## YOUR INSTRUCTIONS
Nothing after the line with "(6,5) rectangle (8.5,461);" belongs in the copy; extract the lines below from the top through that line, pictures left out.

## DATA
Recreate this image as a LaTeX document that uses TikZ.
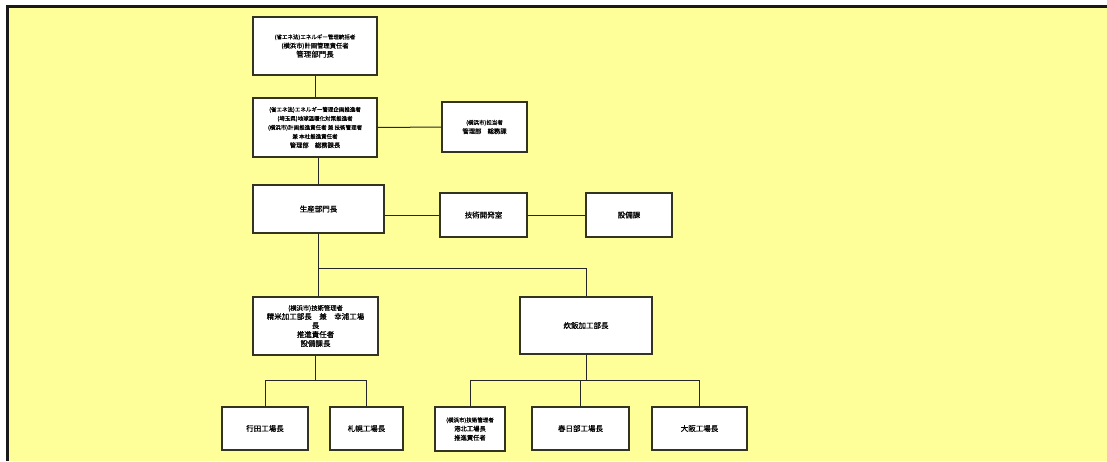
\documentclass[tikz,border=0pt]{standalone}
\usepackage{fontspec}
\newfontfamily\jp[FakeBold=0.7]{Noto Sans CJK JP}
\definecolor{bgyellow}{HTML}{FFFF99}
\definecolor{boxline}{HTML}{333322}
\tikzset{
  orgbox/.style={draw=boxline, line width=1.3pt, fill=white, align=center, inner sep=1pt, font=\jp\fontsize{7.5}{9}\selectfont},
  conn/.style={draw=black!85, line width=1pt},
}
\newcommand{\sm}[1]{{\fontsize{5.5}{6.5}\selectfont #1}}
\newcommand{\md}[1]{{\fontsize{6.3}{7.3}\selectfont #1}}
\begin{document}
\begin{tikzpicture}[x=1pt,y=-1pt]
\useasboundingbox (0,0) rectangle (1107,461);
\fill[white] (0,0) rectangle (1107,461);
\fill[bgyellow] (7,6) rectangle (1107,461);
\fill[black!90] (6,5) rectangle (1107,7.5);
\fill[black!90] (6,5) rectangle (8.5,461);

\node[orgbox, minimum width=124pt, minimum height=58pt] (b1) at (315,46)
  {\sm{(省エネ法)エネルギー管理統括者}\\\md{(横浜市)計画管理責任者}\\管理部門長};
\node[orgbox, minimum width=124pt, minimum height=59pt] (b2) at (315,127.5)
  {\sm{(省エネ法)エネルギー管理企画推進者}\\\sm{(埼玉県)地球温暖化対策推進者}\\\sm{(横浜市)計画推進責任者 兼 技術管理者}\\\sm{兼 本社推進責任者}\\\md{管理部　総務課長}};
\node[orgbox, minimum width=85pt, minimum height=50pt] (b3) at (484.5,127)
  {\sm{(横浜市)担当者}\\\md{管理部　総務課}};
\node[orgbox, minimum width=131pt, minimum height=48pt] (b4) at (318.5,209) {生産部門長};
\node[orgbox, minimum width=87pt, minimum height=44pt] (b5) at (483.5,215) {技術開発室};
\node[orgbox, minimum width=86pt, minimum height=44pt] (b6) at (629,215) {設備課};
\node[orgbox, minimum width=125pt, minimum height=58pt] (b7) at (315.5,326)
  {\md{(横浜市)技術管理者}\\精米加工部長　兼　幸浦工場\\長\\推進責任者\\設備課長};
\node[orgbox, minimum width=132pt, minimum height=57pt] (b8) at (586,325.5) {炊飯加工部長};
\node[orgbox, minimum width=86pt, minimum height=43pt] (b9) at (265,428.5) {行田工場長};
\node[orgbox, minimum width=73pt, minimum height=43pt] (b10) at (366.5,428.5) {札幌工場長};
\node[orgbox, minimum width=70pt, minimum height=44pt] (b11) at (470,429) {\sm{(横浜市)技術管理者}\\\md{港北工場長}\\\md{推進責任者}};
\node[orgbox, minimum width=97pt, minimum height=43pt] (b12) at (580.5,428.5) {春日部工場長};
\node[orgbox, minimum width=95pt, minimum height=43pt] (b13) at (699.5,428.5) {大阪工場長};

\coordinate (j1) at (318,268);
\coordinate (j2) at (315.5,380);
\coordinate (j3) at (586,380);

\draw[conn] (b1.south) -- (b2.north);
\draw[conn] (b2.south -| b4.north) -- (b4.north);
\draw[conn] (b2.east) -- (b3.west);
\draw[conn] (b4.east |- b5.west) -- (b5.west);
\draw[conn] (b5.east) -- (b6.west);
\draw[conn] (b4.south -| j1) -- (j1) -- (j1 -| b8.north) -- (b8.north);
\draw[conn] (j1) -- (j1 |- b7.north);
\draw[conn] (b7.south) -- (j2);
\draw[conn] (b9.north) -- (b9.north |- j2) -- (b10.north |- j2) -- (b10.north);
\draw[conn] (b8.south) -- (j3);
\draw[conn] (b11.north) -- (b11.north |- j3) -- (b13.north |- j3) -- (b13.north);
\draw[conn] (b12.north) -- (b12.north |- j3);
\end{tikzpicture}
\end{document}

## TASK ANSWER
Recreate this image as a LaTeX document that uses TikZ.
\documentclass[tikz,border=0pt]{standalone}
\usepackage{fontspec}
\newfontfamily\jp[FakeBold=0.7]{Noto Sans CJK JP}
\definecolor{bgyellow}{HTML}{FFFF99}
\definecolor{boxline}{HTML}{333322}
\tikzset{
  orgbox/.style={draw=boxline, line width=1.3pt, fill=white, align=center, inner sep=1pt, font=\jp\fontsize{7.5}{9}\selectfont},
  conn/.style={draw=black!85, line width=1pt},
}
\newcommand{\sm}[1]{{\fontsize{5.5}{6.5}\selectfont #1}}
\newcommand{\md}[1]{{\fontsize{6.3}{7.3}\selectfont #1}}
\begin{document}
\begin{tikzpicture}[x=1pt,y=-1pt]
\useasboundingbox (0,0) rectangle (1107,461);
\fill[white] (0,0) rectangle (1107,461);
\fill[bgyellow] (7,6) rectangle (1107,461);
\fill[black!90] (6,5) rectangle (1107,7.5);
\fill[black!90] (6,5) rectangle (8.5,461);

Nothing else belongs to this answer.